● WRITTEN PROBLEM
Reproduce the material below line by line, beginning with its first line and ending with the line that contains "const whiteDiagHi = [5.72, 7.05, 8.4];"; leave out pictures.

● INFORMATION PROVIDED
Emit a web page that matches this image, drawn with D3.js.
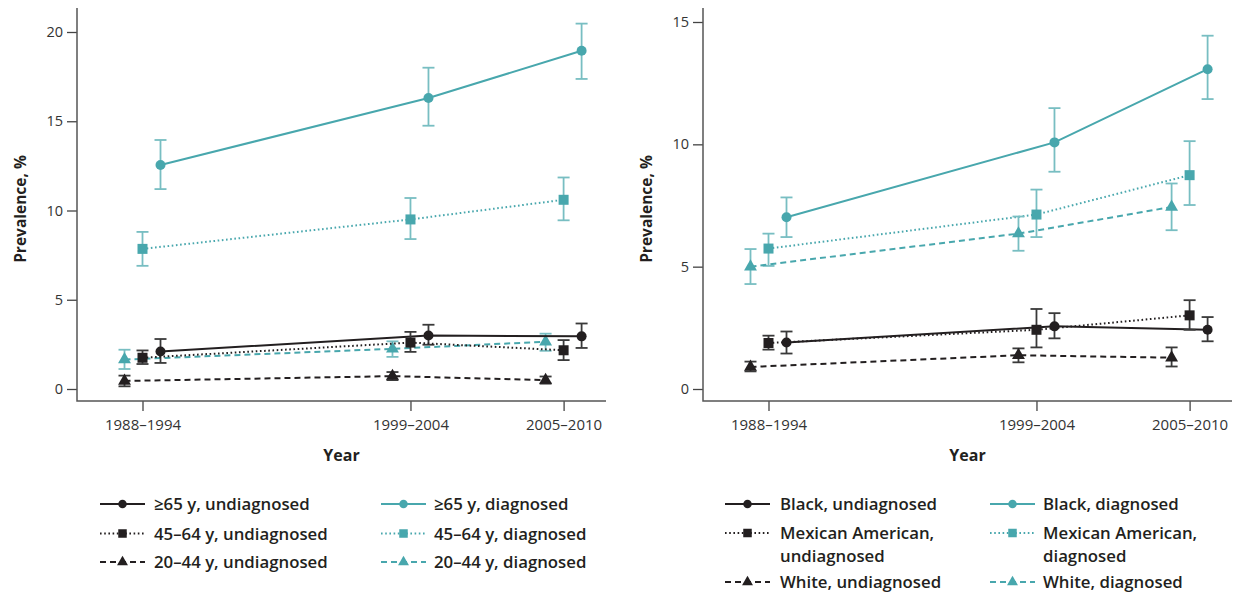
<!DOCTYPE html>
<html><head><meta charset="utf-8">
<script src="https://cdn.jsdelivr.net/npm/d3@7"></script>
<style>
body{margin:0;background:#fff;}
text{font-family:"Open Sans",sans-serif;}
</style>
</head><body>
<svg id="chart" width="1234" height="592"></svg>
<script>
// ---------- data ----------
const periods = ["1988–1994", "1999–2004", "2005–2010"];
const periodMid = [1991, 2001.5, 2007.5];
const leftTicks = [0, 5, 10, 15, 20];
const rightTicks = [0, 5, 10, 15];

// Left panel: age groups
const age65Undiag = [2.1, 3.0, 2.95];
const age65UndiagLo = [1.46, 2.48, 2.3];
const age65UndiagHi = [2.8, 3.6, 3.67];
const age45Undiag = [1.75, 2.6, 2.17];
const age45UndiagLo = [1.4, 2.08, 1.62];
const age45UndiagHi = [2.16, 3.2, 2.74];
const age20Undiag = [0.45, 0.72, 0.5];
const age20UndiagLo = [0.15, 0.5, 0.3];
const age20UndiagHi = [0.75, 0.95, 0.7];
const age65Diag = [12.55, 16.3, 18.95];
const age65DiagLo = [11.2, 14.75, 17.37];
const age65DiagHi = [13.95, 18.0, 20.47];
const age45Diag = [7.85, 9.5, 10.6];
const age45DiagLo = [6.9, 8.4, 9.45];
const age45DiagHi = [8.8, 10.7, 11.85];
const age20Diag = [1.65, 2.25, 2.65];
const age20DiagLo = [1.12, 1.8, 2.14];
const age20DiagHi = [2.2, 2.67, 3.1];

// Right panel: race/ethnicity
const blackUndiag = [1.9, 2.56, 2.42];
const blackUndiagLo = [1.45, 2.07, 1.95];
const blackUndiagHi = [2.35, 3.1, 2.94];
const mexUndiag = [1.88, 2.42, 3.01];
const mexUndiagLo = [1.61, 1.7, 2.42];
const mexUndiagHi = [2.18, 3.27, 3.63];
const whiteUndiag = [0.9, 1.38, 1.28];
const whiteUndiagLo = [0.72, 1.09, 0.92];
const whiteUndiagHi = [1.12, 1.66, 1.7];
const blackDiag = [7.02, 10.08, 13.07];
const blackDiagLo = [6.21, 8.88, 11.85];
const blackDiagHi = [7.83, 11.48, 14.44];
const mexDiag = [5.74, 7.13, 8.74];
const mexDiagLo = [5.03, 6.21, 7.52];
const mexDiagHi = [6.35, 8.15, 10.13];
const whiteDiag = [5.0, 6.35, 7.44];
const whiteDiagLo = [4.29, 5.65, 6.49];
const whiteDiagHi = [5.72, 7.05, 8.4];

const leftLabels = ["≥65 y, undiagnosed", "45–64 y, undiagnosed", "20–44 y, undiagnosed",
                    "≥65 y, diagnosed", "45–64 y, diagnosed", "20–44 y, diagnosed"];
const rightLabels = ["Black, undiagnosed", "Mexican American,\nundiagnosed", "White, undiagnosed",
                     "Black, diagnosed", "Mexican American,\ndiagnosed", "White, diagnosed"];

// ---------- styles ----------
const BLACK = "#231f20", TEAL = "#48a7ad", TEAL_BAR = "#78bec2", BLACK_BAR = "#3a3a3a";
const shapes = {
  circle: {dodge: 18, dash: null},
  square: {dodge: 0, dash: "1.6 2.6"},
  triangle: {dodge: -18, dash: "6 4"}
};

const svg = d3.select("#chart");

function makeSeries(labels, sets) {
  const shp = ["circle", "square", "triangle", "circle", "square", "triangle"];
  return sets.map((s, i) => ({
    label: labels[i], values: s[0], lo: s[1], hi: s[2], shape: shp[i],
    color: i < 3 ? BLACK : TEAL, barColor: i < 3 ? BLACK_BAR : TEAL_BAR
  }));
}

const leftSeries = makeSeries(leftLabels, [
  [age65Undiag, age65UndiagLo, age65UndiagHi],
  [age45Undiag, age45UndiagLo, age45UndiagHi],
  [age20Undiag, age20UndiagLo, age20UndiagHi],
  [age65Diag, age65DiagLo, age65DiagHi],
  [age45Diag, age45DiagLo, age45DiagHi],
  [age20Diag, age20DiagLo, age20DiagHi]
]);
const rightSeries = makeSeries(rightLabels, [
  [blackUndiag, blackUndiagLo, blackUndiagHi],
  [mexUndiag, mexUndiagLo, mexUndiagHi],
  [whiteUndiag, whiteUndiagLo, whiteUndiagHi],
  [blackDiag, blackDiagLo, blackDiagHi],
  [mexDiag, mexDiagLo, mexDiagHi],
  [whiteDiag, whiteDiagLo, whiteDiagHi]
]);

function drawMarker(g, shape, cx, cy, color, scale) {
  if (shape === "circle") {
    g.append("circle").attr("cx", cx).attr("cy", cy).attr("r", 5 * scale).attr("fill", color);
  } else if (shape === "square") {
    const s = 10 * scale;
    g.append("rect").attr("x", cx - s / 2).attr("y", cy - s / 2).attr("width", s).attr("height", s).attr("fill", color);
  } else {
    g.append("path").attr("d", d3.symbol().type(d3.symbolTriangle).size(72 * scale * scale)())
      .attr("transform", `translate(${cx},${cy})`).attr("fill", color);
  }
}

function drawPanel(cfg) {
  const g = svg.append("g");
  const x0 = cfg.x0, top = 8, bottom = 401, width = 529;
  const x = d3.scaleLinear().domain([periodMid[0], periodMid[2]]).range([x0 + 65.5, x0 + 486.6]);
  const y = d3.scaleLinear().domain([0, cfg.yMax]).range([389, cfg.yMaxPx]);

  // axes
  const ya = g.append("g").attr("transform", `translate(${x0},0)`)
    .call(d3.axisLeft(y).tickValues(cfg.ticks).tickSize(10).tickPadding(4));
  ya.select(".domain").remove();
  ya.selectAll("line").attr("stroke", "#444").attr("stroke-width", 1.3);
  ya.selectAll("text").attr("font-size", 14.5).attr("fill", "#333").attr("font-family", "Open Sans");

  const xa = g.append("g").attr("transform", `translate(0,${bottom})`)
    .call(d3.axisBottom(x).tickValues(periodMid).tickFormat((d, i) => periods[i]).tickSize(10).tickPadding(8));
  xa.select(".domain").remove();
  xa.selectAll("line").attr("stroke", "#444").attr("stroke-width", 1.3);
  xa.selectAll("text").attr("font-size", 15).attr("fill", "#333").attr("font-family", "Open Sans");

  g.append("path").attr("d", `M${x0},${top}V${bottom}H${x0 + width}`)
    .attr("fill", "none").attr("stroke", "#555").attr("stroke-width", 1.5);

  g.append("text").attr("x", x0 + width / 2).attr("y", 461)
    .attr("text-anchor", "middle").attr("font-weight", 700).attr("font-size", 16).attr("fill", BLACK)
    .text("Year");
  g.append("text").attr("transform", `translate(${x0 - 56},209) rotate(-90)`)
    .attr("text-anchor", "middle").attr("dy", "0.35em").attr("font-weight", 700).attr("font-size", 15.5).attr("fill", BLACK)
    .text("Prevalence, %");

  // series: teal first then black
  const order = [3, 4, 5, 0, 1, 2];
  order.forEach(k => {
    const s = cfg.series[k];
    const st = shapes[s.shape];
    const px = i => x(periodMid[i]) + st.dodge;
    const sg = g.append("g");
    s.values.forEach((v, i) => {
      const cx = px(i);
      sg.append("line").attr("x1", cx).attr("x2", cx).attr("y1", y(s.lo[i])).attr("y2", y(s.hi[i]))
        .attr("stroke", s.barColor).attr("stroke-width", 1.8);
      [s.lo[i], s.hi[i]].forEach(b => {
        sg.append("line").attr("x1", cx - 6).attr("x2", cx + 6).attr("y1", y(b)).attr("y2", y(b))
          .attr("stroke", s.barColor).attr("stroke-width", 1.8);
      });
    });
    const line = d3.line().x((d, i) => px(i)).y(d => y(d));
    sg.append("path").datum(s.values).attr("d", line).attr("fill", "none")
      .attr("stroke", s.color).attr("stroke-width", 2)
      .attr("stroke-dasharray", st.dash);
    s.values.forEach((v, i) => drawMarker(sg, s.shape, px(i), y(v), s.color, 1));
  });

  // legend
  const lg = g.append("g");
  cfg.series.forEach((s, k) => {
    const col = k < 3 ? 0 : 1, row = k % 3;
    const sx = cfg.legCols[col], tx = cfg.legText[col], ry = cfg.legRows[row];
    const st = shapes[s.shape];
    lg.append("line").attr("x1", sx).attr("x2", sx + 45).attr("y1", ry).attr("y2", ry)
      .attr("stroke", s.color).attr("stroke-width", 2).attr("stroke-dasharray", st.dash);
    drawMarker(lg, s.shape, sx + 22.5, ry, s.color, 0.85);
    s.label.split("\n").forEach((ln, j) => {
      lg.append("text").attr("x", tx).attr("y", ry + j * 23).attr("dy", "0.36em")
        .attr("font-size", 16.8).attr("font-weight", 600).attr("fill", BLACK).text(ln);
    });
  });
}

drawPanel({x0: 77, yMax: 20, yMaxPx: 32, ticks: leftTicks, series: leftSeries,
  legCols: [100, 381], legText: [154, 434], legRows: [504, 533.5, 562]});
drawPanel({x0: 703, yMax: 15, yMaxPx: 22, ticks: rightTicks, series: rightSeries,
  legCols: [725, 990], legText: [780, 1043], legRows: [504, 533, 582]});
</script>
</body></html>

● SOLUTION BELOW
Emit a web page that matches this image, drawn with D3.js.
<!DOCTYPE html>
<html><head><meta charset="utf-8">
<script src="https://cdn.jsdelivr.net/npm/d3@7"></script>
<style>
body{margin:0;background:#fff;}
text{font-family:"Open Sans",sans-serif;}
</style>
</head><body>
<svg id="chart" width="1234" height="592"></svg>
<script>
// ---------- data ----------
const periods = ["1988–1994", "1999–2004", "2005–2010"];
const periodMid = [1991, 2001.5, 2007.5];
const leftTicks = [0, 5, 10, 15, 20];
const rightTicks = [0, 5, 10, 15];

// Left panel: age groups
const age65Undiag = [2.1, 3.0, 2.95];
const age65UndiagLo = [1.46, 2.48, 2.3];
const age65UndiagHi = [2.8, 3.6, 3.67];
const age45Undiag = [1.75, 2.6, 2.17];
const age45UndiagLo = [1.4, 2.08, 1.62];
const age45UndiagHi = [2.16, 3.2, 2.74];
const age20Undiag = [0.45, 0.72, 0.5];
const age20UndiagLo = [0.15, 0.5, 0.3];
const age20UndiagHi = [0.75, 0.95, 0.7];
const age65Diag = [12.55, 16.3, 18.95];
const age65DiagLo = [11.2, 14.75, 17.37];
const age65DiagHi = [13.95, 18.0, 20.47];
const age45Diag = [7.85, 9.5, 10.6];
const age45DiagLo = [6.9, 8.4, 9.45];
const age45DiagHi = [8.8, 10.7, 11.85];
const age20Diag = [1.65, 2.25, 2.65];
const age20DiagLo = [1.12, 1.8, 2.14];
const age20DiagHi = [2.2, 2.67, 3.1];

// Right panel: race/ethnicity
const blackUndiag = [1.9, 2.56, 2.42];
const blackUndiagLo = [1.45, 2.07, 1.95];
const blackUndiagHi = [2.35, 3.1, 2.94];
const mexUndiag = [1.88, 2.42, 3.01];
const mexUndiagLo = [1.61, 1.7, 2.42];
const mexUndiagHi = [2.18, 3.27, 3.63];
const whiteUndiag = [0.9, 1.38, 1.28];
const whiteUndiagLo = [0.72, 1.09, 0.92];
const whiteUndiagHi = [1.12, 1.66, 1.7];
const blackDiag = [7.02, 10.08, 13.07];
const blackDiagLo = [6.21, 8.88, 11.85];
const blackDiagHi = [7.83, 11.48, 14.44];
const mexDiag = [5.74, 7.13, 8.74];
const mexDiagLo = [5.03, 6.21, 7.52];
const mexDiagHi = [6.35, 8.15, 10.13];
const whiteDiag = [5.0, 6.35, 7.44];
const whiteDiagLo = [4.29, 5.65, 6.49];
const whiteDiagHi = [5.72, 7.05, 8.4];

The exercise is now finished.